US inflation rises again this month to reach its highest level in 40 years, sending the US Dollar lower.
January 2022 US CPI Data Release
Today saw the release of monthly US CPI (inflation) data showing the extent to which the price of a representative basked of goods and services is rising. The data showed that month on month, US inflation rose by 0.5%, slightly higher than the 0.4% which was the consensus forecast. Core CPI, which measures the increase of a more narrowly defined basket of goods and services, rose by 0.6%, also slightly higher than the 0.5% which was the consensus forecast.
It is therefore clear that inflation rose by slightly more than expected. The monthly data shows yet another increase in the annualized rate of inflation to 7.0%, the highest rate recorded since 1982, and above last month’s annualized rate of 6.8%. However, it is also worth noting that the previous month saw a stronger monthly increase of 0.8%, which possibly points towards the pace of inflationary increase slowing down, although this is debatable.
Market Reaction to US CPI Data
The release was made near the start of Thursday’s New York session, so at the time of writing, markets have only had less than hours to react. However, it is clear that compared to the previous month’s CPI data release, reaction was stronger.

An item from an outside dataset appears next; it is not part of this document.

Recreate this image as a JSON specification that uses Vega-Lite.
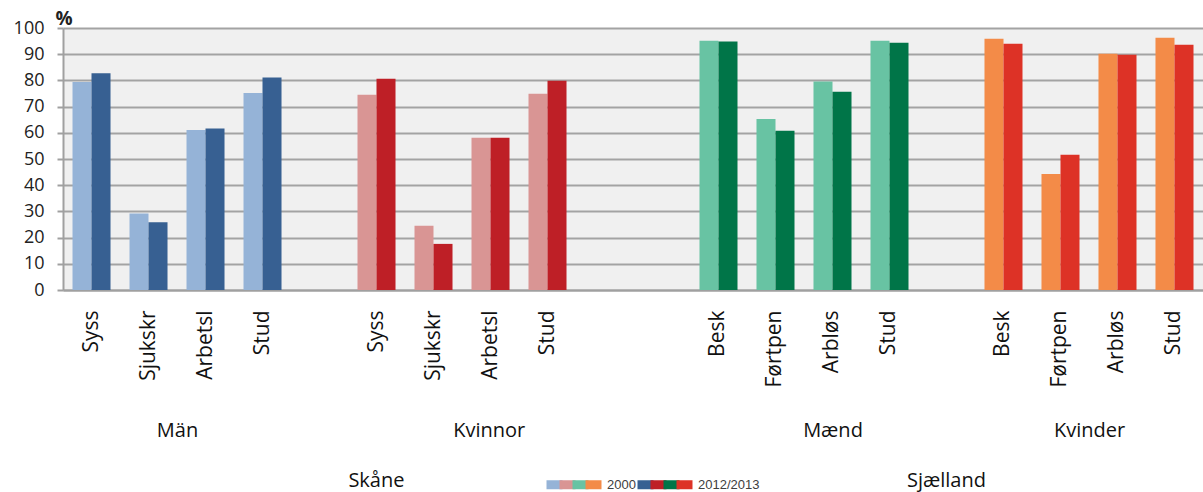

While the major US stock market index, the S&P 500, barely moved following the release, the US Dollar Index (USDX) declined by 0.31%. More importantly, it broke below a key support level and began to threaten a second lower support level.
Probably the most interesting fact is that inflationary pressure, just like it did after last month’s CPI data release, produced a drop in the US Dollar and not an increase. This is probably due to two reasons: firstly, the data was not strong enough to make markets think it made an earlier rate hike by the Federal Reserve more likely; secondly, the overshoot was very small (only 0.1% in the month-on-month data).
What Does This Mean for Traders?
Traders should note that following yesterday’s remarks from the Chair of the Federal Reserve Jerome Powell, markets had begun to move more firmly in a risk-off direction and against the US Dollar. The CPI release has done nothing to reverse that general direction in the market and has continued the US Dollar’s mild but firm selloff. So, it seems that trades against the US Dollar and in favour of risky assets such as stocks, commodities, and riskier currencies will be the correct direction to be aiming for over the rest of this week. There are no scheduled economic data releases during this period that will be likely to change that.